◆ EXERCISE ◆
Restate all the material verbatim, except for the pictures.

## Start COLLECTED MATERIAL

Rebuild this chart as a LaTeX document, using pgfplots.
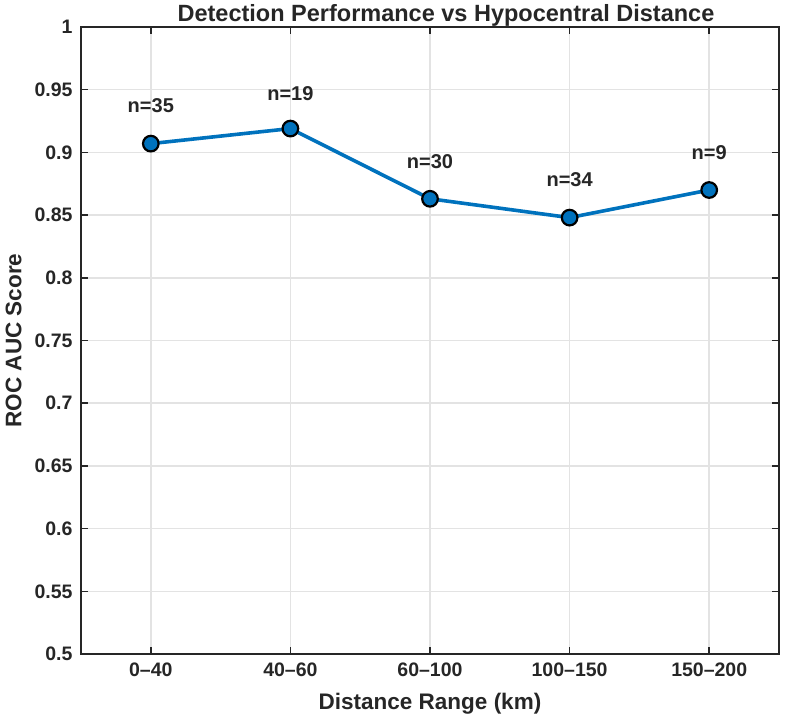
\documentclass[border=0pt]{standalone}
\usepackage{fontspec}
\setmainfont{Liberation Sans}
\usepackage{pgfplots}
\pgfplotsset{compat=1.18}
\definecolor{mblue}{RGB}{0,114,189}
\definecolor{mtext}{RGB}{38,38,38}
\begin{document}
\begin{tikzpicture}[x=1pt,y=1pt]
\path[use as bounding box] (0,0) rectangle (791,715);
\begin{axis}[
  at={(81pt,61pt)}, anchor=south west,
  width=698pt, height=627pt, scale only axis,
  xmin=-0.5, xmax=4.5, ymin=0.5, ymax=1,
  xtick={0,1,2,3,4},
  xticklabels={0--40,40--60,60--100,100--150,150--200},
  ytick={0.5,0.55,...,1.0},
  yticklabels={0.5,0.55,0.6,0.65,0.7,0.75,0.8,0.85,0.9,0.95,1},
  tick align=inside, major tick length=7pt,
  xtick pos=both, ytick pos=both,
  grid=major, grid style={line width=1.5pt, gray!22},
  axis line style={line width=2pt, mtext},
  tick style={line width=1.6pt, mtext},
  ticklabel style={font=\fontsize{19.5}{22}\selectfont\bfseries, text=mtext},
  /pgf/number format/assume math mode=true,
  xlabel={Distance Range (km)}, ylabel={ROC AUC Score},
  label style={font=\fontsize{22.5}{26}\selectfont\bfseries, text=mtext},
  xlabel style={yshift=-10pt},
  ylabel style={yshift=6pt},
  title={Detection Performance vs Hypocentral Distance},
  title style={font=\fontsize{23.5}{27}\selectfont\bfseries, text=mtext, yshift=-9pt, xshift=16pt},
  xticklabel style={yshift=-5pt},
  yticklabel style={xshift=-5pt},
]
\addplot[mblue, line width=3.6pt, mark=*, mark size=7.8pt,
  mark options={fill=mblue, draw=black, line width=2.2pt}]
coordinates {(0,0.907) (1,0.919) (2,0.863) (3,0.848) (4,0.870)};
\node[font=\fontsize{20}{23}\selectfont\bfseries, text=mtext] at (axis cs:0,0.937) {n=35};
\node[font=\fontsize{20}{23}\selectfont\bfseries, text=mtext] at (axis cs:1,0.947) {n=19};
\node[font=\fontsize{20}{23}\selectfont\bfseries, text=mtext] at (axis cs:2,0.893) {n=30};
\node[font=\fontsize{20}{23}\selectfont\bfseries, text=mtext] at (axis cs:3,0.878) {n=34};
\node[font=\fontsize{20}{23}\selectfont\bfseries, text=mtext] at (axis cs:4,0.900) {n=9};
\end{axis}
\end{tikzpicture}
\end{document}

## End COLLECTED MATERIAL

◆ RESPONSE FOR THIS EXERCISE ◆
Rebuild this chart as a LaTeX document, using pgfplots.
\documentclass[border=0pt]{standalone}
\usepackage{fontspec}
\setmainfont{Liberation Sans}
\usepackage{pgfplots}
\pgfplotsset{compat=1.18}
\definecolor{mblue}{RGB}{0,114,189}
\definecolor{mtext}{RGB}{38,38,38}
\begin{document}
\begin{tikzpicture}[x=1pt,y=1pt]
\path[use as bounding box] (0,0) rectangle (791,715);
\begin{axis}[
  at={(81pt,61pt)}, anchor=south west,
  width=698pt, height=627pt, scale only axis,
  xmin=-0.5, xmax=4.5, ymin=0.5, ymax=1,
  xtick={0,1,2,3,4},
  xticklabels={0--40,40--60,60--100,100--150,150--200},
  ytick={0.5,0.55,...,1.0},
  yticklabels={0.5,0.55,0.6,0.65,0.7,0.75,0.8,0.85,0.9,0.95,1},
  tick align=inside, major tick length=7pt,
  xtick pos=both, ytick pos=both,
  grid=major, grid style={line width=1.5pt, gray!22},
  axis line style={line width=2pt, mtext},
  tick style={line width=1.6pt, mtext},
  ticklabel style={font=\fontsize{19.5}{22}\selectfont\bfseries, text=mtext},
  /pgf/number format/assume math mode=true,
  xlabel={Distance Range (km)}, ylabel={ROC AUC Score},
  label style={font=\fontsize{22.5}{26}\selectfont\bfseries, text=mtext},
  xlabel style={yshift=-10pt},
  ylabel style={yshift=6pt},
  title={Detection Performance vs Hypocentral Distance},
  title style={font=\fontsize{23.5}{27}\selectfont\bfseries, text=mtext, yshift=-9pt, xshift=16pt},
  xticklabel style={yshift=-5pt},
  yticklabel style={xshift=-5pt},
]
\addplot[mblue, line width=3.6pt, mark=*, mark size=7.8pt,
  mark options={fill=mblue, draw=black, line width=2.2pt}]
coordinates {(0,0.907) (1,0.919) (2,0.863) (3,0.848) (4,0.870)};
\node[font=\fontsize{20}{23}\selectfont\bfseries, text=mtext] at (axis cs:0,0.937) {n=35};
\node[font=\fontsize{20}{23}\selectfont\bfseries, text=mtext] at (axis cs:1,0.947) {n=19};
\node[font=\fontsize{20}{23}\selectfont\bfseries, text=mtext] at (axis cs:2,0.893) {n=30};
\node[font=\fontsize{20}{23}\selectfont\bfseries, text=mtext] at (axis cs:3,0.878) {n=34};
\node[font=\fontsize{20}{23}\selectfont\bfseries, text=mtext] at (axis cs:4,0.900) {n=9};
\end{axis}
\end{tikzpicture}
\end{document}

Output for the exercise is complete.